I don’t doubt Khalid Ahmed Ansari’s love and admiration for Jaun
Elia. He has done a remarkable service to Jaun Elia and Urdu literature by
publishing three collections of Jaun after his death — Guman, Lekin, and Goya
(all these titles were rejected by Jaun Elia before Yaani).
Everybody feared that after Jaun Elia’s death, his unpublished
works would never see the light of the day, but Khalid Ansari proved everyone
wrong. Two more books, Kuoon and Raamoz with his extraordinary long epic poem
‘Nai Aag Ka Ehednaama’, [Testament of the New Fire] are yet to come, as Ansari
reveals in Goya’s preface.
What is indeed advisable is that Jaun’s disciples need to be
more careful about the selection of his verses. Jaun was a prolific
verse-wielder. He was a full-time poet with no other purpose in life other than
reading and writing. He handed over a number of registers to Khalid Ansari. But
that does not mean that he wanted everything from these registers to be
printed. In fact, and as I have debated, he didn’t want anything to be
published.
I do not mean that none of Jaun Elia’s works should have been
published. But those who have taken upon themselves this Herculean task of
selecting from Jaun’s unpublished poetry should think from his perspective. He
would not have selected a number of ghazals and nazms that have appeared in
Gumaan, Lekin and Goya for the reason that some of them are repetitive in terms
of thought and even diction. Only the best should be made public.

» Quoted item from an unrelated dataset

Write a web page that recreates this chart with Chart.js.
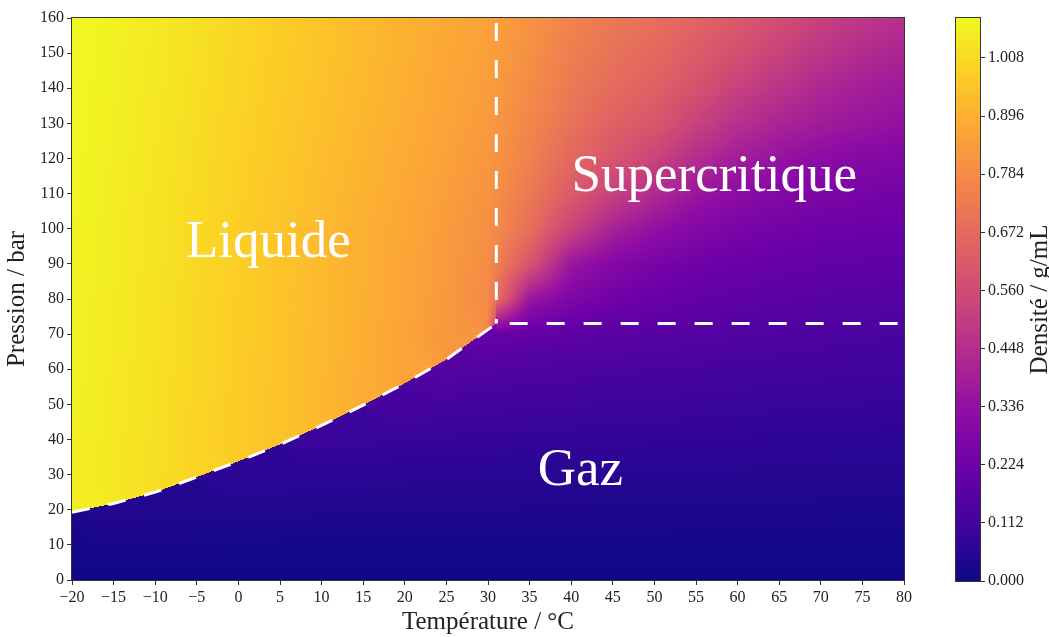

We must also understand that Jaun Elia was not competing with
Ahmed Faraz or Munir Niazi. He was competing with God. Or he was competing with
his own self. He suffered tremendously because of his extreme perfectionism and
scepticism. Now, to honour his sufferings, why should anyone compromise on his
perfectionism?
Kafka wrote very little. Max Brod did a wise thing publishing
his work after his death. But it is necessary to state here that a great deal
of meticulous research and vigorous selection had gone into the process of
publishing Kafka posthumously —from how and when to make his work public to
what title cover suited best for The Castle, for example. Pity, that this kind
of intelligent approach has been absent in Jaun Elia’s case.
On the flipside, Jaun’s extraordinary prose is yet to be
published in book form, which should have been published by now. His Inshaaiay
in Mairaj Rasool’s popular Suspense Digest, which he wrote regularly for
decades, is one of a kind — a kind of prose that is non-existent in Urdu literature.
Jaun Elia’s stature in Urdu poetry has largely been determined.
Critics and masses have hailed him as one of the finest Urdu poets of all
times. The world of literature will get to know more about him as the time
passes by. Poor selections of his work (by Jaun Elia’s own high standards)
won’t affect his stature. But nonetheless it is advisable that Khalid Ansari
and others must respect Jaun’s desires and sufferings.
He also did not want his books to be dedicated to all those who
cursed him during his life, and did not want all those to benefit from the
royalty of his books who abandoned him during his lifetime and did not bother
to console him even in his dying days.